What to do ::
Make an exact copy of the lines below.

+ + + +

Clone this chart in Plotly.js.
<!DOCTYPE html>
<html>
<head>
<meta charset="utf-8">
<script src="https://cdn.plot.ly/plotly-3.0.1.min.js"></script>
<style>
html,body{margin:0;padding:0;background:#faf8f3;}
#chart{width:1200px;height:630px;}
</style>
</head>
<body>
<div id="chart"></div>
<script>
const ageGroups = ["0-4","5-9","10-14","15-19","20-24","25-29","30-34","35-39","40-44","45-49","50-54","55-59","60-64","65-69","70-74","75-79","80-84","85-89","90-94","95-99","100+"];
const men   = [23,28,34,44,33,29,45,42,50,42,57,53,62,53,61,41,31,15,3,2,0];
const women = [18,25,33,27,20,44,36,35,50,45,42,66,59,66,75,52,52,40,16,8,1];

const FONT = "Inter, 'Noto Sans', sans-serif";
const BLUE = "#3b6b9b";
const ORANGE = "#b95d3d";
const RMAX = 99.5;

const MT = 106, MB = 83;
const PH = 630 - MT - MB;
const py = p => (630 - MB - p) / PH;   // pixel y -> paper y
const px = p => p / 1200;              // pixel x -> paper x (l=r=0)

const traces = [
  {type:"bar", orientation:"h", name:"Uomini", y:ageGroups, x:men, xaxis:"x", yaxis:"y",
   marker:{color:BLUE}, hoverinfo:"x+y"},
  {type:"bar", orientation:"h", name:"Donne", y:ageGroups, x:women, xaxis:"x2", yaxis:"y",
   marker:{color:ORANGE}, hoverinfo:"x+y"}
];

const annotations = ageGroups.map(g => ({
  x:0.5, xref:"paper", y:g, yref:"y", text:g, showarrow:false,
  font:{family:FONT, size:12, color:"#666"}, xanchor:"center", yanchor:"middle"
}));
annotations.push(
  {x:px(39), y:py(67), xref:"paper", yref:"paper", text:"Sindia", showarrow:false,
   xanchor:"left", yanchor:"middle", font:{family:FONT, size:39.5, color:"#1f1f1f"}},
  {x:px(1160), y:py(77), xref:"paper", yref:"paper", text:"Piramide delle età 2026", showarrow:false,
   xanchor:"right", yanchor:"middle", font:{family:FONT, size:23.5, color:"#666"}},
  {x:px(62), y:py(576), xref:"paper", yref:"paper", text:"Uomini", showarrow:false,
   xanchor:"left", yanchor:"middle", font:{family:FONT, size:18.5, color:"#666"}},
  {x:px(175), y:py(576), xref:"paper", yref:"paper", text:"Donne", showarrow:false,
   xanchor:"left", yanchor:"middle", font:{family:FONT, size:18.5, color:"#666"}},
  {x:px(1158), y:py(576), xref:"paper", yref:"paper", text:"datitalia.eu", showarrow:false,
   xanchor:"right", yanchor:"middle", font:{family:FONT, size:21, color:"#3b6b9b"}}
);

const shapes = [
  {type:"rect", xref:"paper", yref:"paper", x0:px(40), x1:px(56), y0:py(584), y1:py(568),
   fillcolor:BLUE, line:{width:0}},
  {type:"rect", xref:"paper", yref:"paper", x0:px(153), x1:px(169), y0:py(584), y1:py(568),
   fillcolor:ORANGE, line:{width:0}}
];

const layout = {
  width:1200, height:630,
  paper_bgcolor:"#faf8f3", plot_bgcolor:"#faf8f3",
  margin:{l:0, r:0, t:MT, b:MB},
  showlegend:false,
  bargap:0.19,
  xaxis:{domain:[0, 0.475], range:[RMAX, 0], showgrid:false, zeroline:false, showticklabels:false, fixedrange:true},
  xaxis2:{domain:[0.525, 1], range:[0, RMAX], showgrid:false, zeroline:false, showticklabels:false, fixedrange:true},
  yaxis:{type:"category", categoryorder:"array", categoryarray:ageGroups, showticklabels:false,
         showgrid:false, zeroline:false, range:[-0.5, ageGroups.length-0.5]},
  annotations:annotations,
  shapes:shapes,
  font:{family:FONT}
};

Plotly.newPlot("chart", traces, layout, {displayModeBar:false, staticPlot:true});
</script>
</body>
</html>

+ + + +

Exercise result ::
Clone this chart in Plotly.js.
<!DOCTYPE html>
<html>
<head>
<meta charset="utf-8">
<script src="https://cdn.plot.ly/plotly-3.0.1.min.js"></script>
<style>
html,body{margin:0;padding:0;background:#faf8f3;}
#chart{width:1200px;height:630px;}
</style>
</head>
<body>
<div id="chart"></div>
<script>
const ageGroups = ["0-4","5-9","10-14","15-19","20-24","25-29","30-34","35-39","40-44","45-49","50-54","55-59","60-64","65-69","70-74","75-79","80-84","85-89","90-94","95-99","100+"];
const men   = [23,28,34,44,33,29,45,42,50,42,57,53,62,53,61,41,31,15,3,2,0];
const women = [18,25,33,27,20,44,36,35,50,45,42,66,59,66,75,52,52,40,16,8,1];

const FONT = "Inter, 'Noto Sans', sans-serif";
const BLUE = "#3b6b9b";
const ORANGE = "#b95d3d";
const RMAX = 99.5;

const MT = 106, MB = 83;
const PH = 630 - MT - MB;
const py = p => (630 - MB - p) / PH;   // pixel y -> paper y
const px = p => p / 1200;              // pixel x -> paper x (l=r=0)

const traces = [
  {type:"bar", orientation:"h", name:"Uomini", y:ageGroups, x:men, xaxis:"x", yaxis:"y",
   marker:{color:BLUE}, hoverinfo:"x+y"},
  {type:"bar", orientation:"h", name:"Donne", y:ageGroups, x:women, xaxis:"x2", yaxis:"y",
   marker:{color:ORANGE}, hoverinfo:"x+y"}
];

const annotations = ageGroups.map(g => ({
  x:0.5, xref:"paper", y:g, yref:"y", text:g, showarrow:false,
  font:{family:FONT, size:12, color:"#666"}, xanchor:"center", yanchor:"middle"
}));
annotations.push(
  {x:px(39), y:py(67), xref:"paper", yref:"paper", text:"Sindia", showarrow:false,
   xanchor:"left", yanchor:"middle", font:{family:FONT, size:39.5, color:"#1f1f1f"}},
  {x:px(1160), y:py(77), xref:"paper", yref:"paper", text:"Piramide delle età 2026", showarrow:false,
   xanchor:"right", yanchor:"middle", font:{family:FONT, size:23.5, color:"#666"}},
  {x:px(62), y:py(576), xref:"paper", yref:"paper", text:"Uomini", showarrow:false,
   xanchor:"left", yanchor:"middle", font:{family:FONT, size:18.5, color:"#666"}},
  {x:px(175), y:py(576), xref:"paper", yref:"paper", text:"Donne", showarrow:false,
   xanchor:"left", yanchor:"middle", font:{family:FONT, size:18.5, color:"#666"}},
  {x:px(1158), y:py(576), xref:"paper", yref:"paper", text:"datitalia.eu", showarrow:false,
   xanchor:"right", yanchor:"middle", font:{family:FONT, size:21, color:"#3b6b9b"}}
);

const shapes = [
  {type:"rect", xref:"paper", yref:"paper", x0:px(40), x1:px(56), y0:py(584), y1:py(568),
   fillcolor:BLUE, line:{width:0}},
  {type:"rect", xref:"paper", yref:"paper", x0:px(153), x1:px(169), y0:py(584), y1:py(568),
   fillcolor:ORANGE, line:{width:0}}
];

const layout = {
  width:1200, height:630,
  paper_bgcolor:"#faf8f3", plot_bgcolor:"#faf8f3",
  margin:{l:0, r:0, t:MT, b:MB},
  showlegend:false,
  bargap:0.19,
  xaxis:{domain:[0, 0.475], range:[RMAX, 0], showgrid:false, zeroline:false, showticklabels:false, fixedrange:true},
  xaxis2:{domain:[0.525, 1], range:[0, RMAX], showgrid:false, zeroline:false, showticklabels:false, fixedrange:true},
  yaxis:{type:"category", categoryorder:"array", categoryarray:ageGroups, showticklabels:false,
         showgrid:false, zeroline:false, range:[-0.5, ageGroups.length-0.5]},
  annotations:annotations,
  shapes:shapes,
  font:{family:FONT}
};

Plotly.newPlot("chart", traces, layout, {displayModeBar:false, staticPlot:true});
</script>
</body>
</html>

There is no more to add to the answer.